Again, among our respondents, mobiles play a big role in this. They have made social arrangements much more flexible: things need to be less planned; arrangements can keep changing. But that means first you must have a phone. Secondly, that you have the opportunity (and so often feel the need) to keep your options open for longer — just in case a better offer comes along. And third, you’re anxious. This is not to say that all of our respondents are paranoid but when you could be getting messages all of the time, what’s going on if you’ve not had one for a while? Are others in your circle getting messages that you are not? In fact, there is an addictive quality to messages, with the activity of messaging almost becoming a relationship substitute.

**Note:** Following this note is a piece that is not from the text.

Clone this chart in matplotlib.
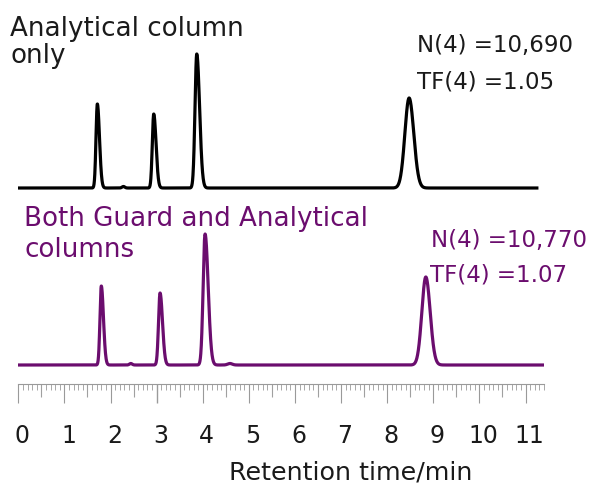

“When I get a text message I get excited — someone wants to talk to me!”


“I get really upset if I have to turn my phone to silent — what if someone wants to ring me?”


“If I check my mobile and no one’s rung me I feel really disappointed”


“I think relationships used to be more personal, because you had to have face to face conversations”


“I’m gutted when I’m asked to switch my phone off”


“I’ve been seeing this lad for about a year now, and all we do is text. If we didn’t have mobiles I’d have gone to his house more, had more conversations”


“I text crap like ‘I’m bored’ just to give me something to do”

More worrying is that a broader issue seems to be emerging in relation to relationships and commitment. While most of the people we talked to are very pro-family and seek to provide stable parental relationships for their children, often their personal familial experience is far from this.

A high proportion has divorced parents. And the cultural norm is moving away from ‘settling down’ at an early age. Among the more educated, the pressure, insofar as there is any, is toward delaying the onset of serious relationships. Again, the strong motivation seems to be towards keeping as many options open as possible — so that potential choices are not restricted.

We are witnessing the consequences of a surfeit of choice and freedom: anxiety, stress and a commitment deficit. We see these affecting people of all ages — but most especially those who are now just coming into adulthood.

Yet we are also seeing signs that a new set of priorities might just be emerging. Structure, order and belonging are beginning to be held up as virtues, with nineteen year olds looking wistfully to the seeming ‘stability’ of an older generation’s lives. Is the wheel of history about to turn again?